I don't know how good of a set-up will be needed, obviously if a film is in 3 MBps and the other uses 18MBps you should notice the difference, but befor most consumers buy players the early adoptors will buy them and the probably have better equipment. Also, this is digital, so the encryption used will play a much bigger role compared to a player.


Quote:
So I personally don't think quality will play a big part here.
don't disagree, but then again we should try and make it, because even if you cannot tell the difference today with todays displays, soon enough you will and the next format if it survives will be around for some time
post #159 of 163
Thanks Art! I hope everything is taken in good fun in general. Some people got uptight about HD-DUD abd Warner Brothels :) I guess I see the past year and now as a rare time for consumers to have some important influence on what consumers expect on the next generation format(s). These forums are being monitored like bandits for marketing purposes and early adopter attitudes which have only increased in importance becasue of the format war. I guess I'd rather spend time bitching now than a year from now :)

Quote:
Please for our sake and our best interest pick the dang Blue-ray.
LOL! :)
post #160 of 163
mchuckp: you might want to look at http://www.avsforum.com/avs-vb/showt...31#post5181531 and
http://www.avsforum.com/avs-vb/showt...02#post5181802

these are taken from VC-1 renditions (at different bitrates) of a MPEG-2 master so it is not a perfect example, but are interesting for what they are
post #161 of 163
I just hope the difference between either technology and current 480P is enough to justify the cost.
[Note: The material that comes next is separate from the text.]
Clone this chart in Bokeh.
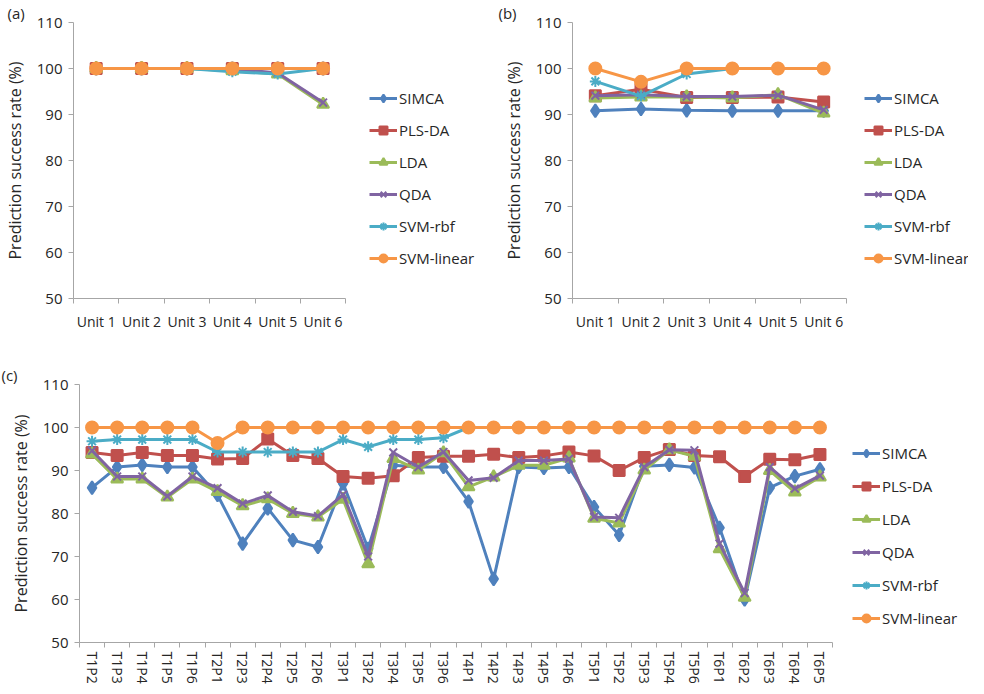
from bokeh.plotting import figure
from bokeh.models import (Legend, LegendItem, FixedTicker, Range1d)
from bokeh.layouts import column, row
from bokeh.embed import file_html
from bokeh.resources import INLINE

FONT = "Open Sans"
TEXT = "#262626"
AXIS = "#a6a6a6"

methods = ["SIMCA", "PLS-DA", "LDA", "QDA", "SVM-rbf", "SVM-linear"]
colors = ["#4F81BD", "#C0504D", "#9BBB59", "#8064A2", "#4BACC6", "#F79646"]
markers = ["diamond", "square", "triangle", "x", "asterisk", "circle"]
msizes = [13, 11, 12, 11, 11, 12]

y_ticks = [50, 60, 70, 80, 90, 100, 110]

# ---- panel (a)
units = ["Unit 1", "Unit 2", "Unit 3", "Unit 4", "Unit 5", "Unit 6"]
a_simca = [100, 100, 100, 100, 100, 100]
a_plsda = [100, 100, 100, 100, 100, 100]
a_lda = [100, 100, 100, 99.5, 98.8, 92.2]
a_qda = [100, 100, 100, 100, 99.0, 92.6]
a_svm_rbf = [100, 100, 100, 99.3, 98.8, 100]
a_svm_linear = [100, 100, 100, 100, 100, 100]

# ---- panel (b)
b_simca = [90.8, 91.2, 90.9, 90.8, 90.8, 90.8]
b_plsda = [94.1, 95.5, 93.7, 93.7, 93.8, 92.7]
b_lda = [93.6, 93.8, 93.8, 93.6, 94.3, 90.3]
b_qda = [94.1, 94.3, 93.9, 93.9, 94.2, 91.0]
b_svm_rbf = [97.2, 94.0, 98.8, 100, 100, 100]
b_svm_linear = [100, 97.1, 100, 100, 100, 100]

# ---- panel (c)
pairs = ["T1P2", "T1P3", "T1P4", "T1P5", "T1P6", "T2P1", "T2P3", "T2P4", "T2P5", "T2P6",
         "T3P1", "T3P2", "T3P4", "T3P5", "T3P6", "T4P1", "T4P2", "T4P3", "T4P5", "T4P6",
         "T5P1", "T5P2", "T5P3", "T5P4", "T5P6", "T6P1", "T6P2", "T6P3", "T6P4", "T6P5"]
c_simca = [86.0, 90.8, 91.3, 90.8, 90.8, 84.3, 73.0, 81.2, 73.8, 72.2,
           87.0, 71.8, 91.2, 90.8, 90.8, 82.8, 64.8, 90.8, 90.6, 90.8,
           81.5, 75.0, 91.0, 91.3, 90.7, 76.7, 60.0, 86.0, 88.7, 90.3]
c_plsda = [94.2, 93.5, 94.2, 93.5, 93.5, 92.7, 92.8, 97.3, 93.5, 92.8,
           88.6, 88.2, 88.8, 93.0, 93.3, 93.3, 93.8, 93.0, 93.4, 94.3,
           93.4, 90.0, 93.0, 94.9, 93.5, 93.2, 88.6, 92.6, 92.5, 93.7]
c_lda = [93.8, 88.0, 88.0, 83.8, 88.0, 85.1, 81.8, 83.4, 80.0, 79.2,
         83.3, 68.3, 92.8, 90.1, 94.1, 86.2, 88.5, 91.2, 91.2, 92.9,
         78.9, 77.8, 90.1, 94.8, 93.3, 71.8, 60.5, 90.0, 85.0, 88.5]
c_qda = [94.6, 88.6, 88.6, 84.0, 88.6, 85.9, 82.3, 84.2, 80.4, 79.4,
         84.4, 70.0, 94.2, 90.8, 94.3, 87.7, 88.3, 92.3, 92.3, 92.7,
         79.2, 79.0, 90.8, 94.8, 94.7, 73.0, 61.5, 90.8, 85.8, 88.8]
c_svm_rbf = [96.8, 97.2, 97.2, 97.2, 97.2, 94.3, 94.3, 94.3, 94.3, 94.3,
             97.2, 95.5, 97.2, 97.2, 97.6, 100, 100, 100, 100, 100,
             100, 100, 100, 100, 100, 100, 100, 100, 100, 100]
c_svm_linear = [100, 100, 100, 100, 100, 96.4, 100, 100, 100, 100,
                100, 100, 100, 100, 100, 100, 100, 100, 100, 100,
                100, 100, 100, 100, 100, 100, 100, 100, 100, 100]


def make_panel(cats, series, tag, width, height, left, plot_w, top, bottom,
               xfont, vertical, leg_spacing, leg_dx, leg_dy, tag_offset):
    n = len(cats)
    frame_w = width - left
    # category slots: category i sits at the centre of slot [i, i+1];
    # the frame continues to the right of the last slot to hold the legend
    xs = [i + 0.5 for i in range(n)]
    x_end = n * frame_w / plot_w
    p = figure(x_range=Range1d(0, x_end), y_range=Range1d(50, 110),
               width=width, height=height,
               min_border_left=left, min_border_right=0,
               min_border_top=top, min_border_bottom=bottom,
               output_backend="svg", toolbar_location=None)
    p.outline_line_color = None
    p.xgrid.visible = False
    p.ygrid.visible = False

    # panel tag
    p.title.text = tag
    p.title.align = "left"
    p.title.offset = tag_offset
    p.title.standoff = 0
    p.title.text_font = FONT
    p.title.text_font_size = "15px"
    p.title.text_font_style = "normal"
    p.title.text_color = TEXT

    # y axis
    p.yaxis.ticker = FixedTicker(ticks=y_ticks)
    p.yaxis.axis_label = "Prediction success rate (%)"
    p.yaxis.axis_label_text_font = FONT
    p.yaxis.axis_label_text_font_style = "normal"
    p.yaxis.axis_label_text_font_size = "16px"
    p.yaxis.axis_label_text_color = TEXT
    p.yaxis.axis_label_standoff = 8
    p.yaxis.major_label_text_font = FONT
    p.yaxis.major_label_text_font_size = "15px"
    p.yaxis.major_label_text_color = TEXT
    p.yaxis.major_label_standoff = 6
    p.yaxis.axis_line_color = AXIS
    p.yaxis.major_tick_line_color = AXIS
    p.yaxis.major_tick_in = 0
    p.yaxis.major_tick_out = 5
    p.yaxis.minor_tick_line_color = None

    # x axis: labels at slot centres, tick marks at slot boundaries
    p.xaxis.bounds = (0, n)
    p.xaxis.ticker = FixedTicker(ticks=xs, minor_ticks=list(range(n + 1)))
    p.xaxis.major_label_overrides = {x: c for x, c in zip(xs, cats)}
    p.xaxis.major_tick_line_color = None
    p.xaxis.major_tick_in = 0
    p.xaxis.major_tick_out = 5
    p.xaxis.minor_tick_line_color = AXIS
    p.xaxis.minor_tick_in = 0
    p.xaxis.minor_tick_out = 5
    p.xaxis.axis_line_color = AXIS
    p.xaxis.major_label_text_font = FONT
    p.xaxis.major_label_text_font_size = xfont
    p.xaxis.major_label_text_color = TEXT
    p.xaxis.major_label_standoff = 4 if vertical else 8
    if vertical:
        p.xaxis.major_label_orientation = "vertical"

    items = []
    for name, vals, col, mk, ms in zip(methods, series, colors, markers, msizes):
        lr = p.line(xs, vals, line_color=col, line_width=3)
        sr = p.scatter(xs, vals, marker=mk, size=ms, fill_color=col,
                       line_color=col, line_width=2)
        items.append(LegendItem(label=name, renderers=[lr, sr]))
    leg = Legend(items=items, location=(plot_w + leg_dx, leg_dy),
                 border_line_color=None, background_fill_alpha=0,
                 label_text_font=FONT, label_text_font_size="15px",
                 label_text_color=TEXT, glyph_width=28, glyph_height=20,
                 label_height=20, spacing=leg_spacing, label_standoff=2,
                 padding=2, margin=0)
    p.add_layout(leg)
    return p


pa = make_panel(units, [a_simca, a_plsda, a_lda, a_qda, a_svm_rbf, a_svm_linear],
                "(a)", 478, 342, 66, 277, 16, 44, "14px", False, 12, 19, 30, -66)
pb = make_panel(units, [b_simca, b_plsda, b_lda, b_qda, b_svm_rbf, b_svm_linear],
                "(b)", 490, 342, 94, 274, 16, 44, "14px", False, 12, 18, 30, -74)
pc = make_panel(pairs, [c_simca, c_plsda, c_lda, c_qda, c_svm_rbf, c_svm_linear],
                "(c)", 968, 344, 79, 753, 42, 40, "14px", True, 13, 20, 14, -78)

layout = column(row(pa, pb), pc)
open("out.html", "w").write(file_html(layout, INLINE))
Has anyone seen a demonstration to determine that?

Rich N.
post #162 of 163
Quote:
Originally posted by Rutgar
Art, just curious, does your dual CRT setup have DVI/HDMI HDCP inputs? I'm not that familiar with CRT front projectors, and was just wondering.
Rutger,
No ,it does not so I'll be in the same boat as the other 8 or 9 million non HDCP compliant HD set owners ,albeit a more expensive version of that boat.

Art
post #163 of 163
Quote:
Rutger,
No ,it does not so I'll be in the same boat as the other 8 or 9 million non HDCP compliant HD set owners ,albeit a more expensive version of that boat.
Wow! That's why I was wondering. I don't know how much your setup cost, but it looks extremely expensive.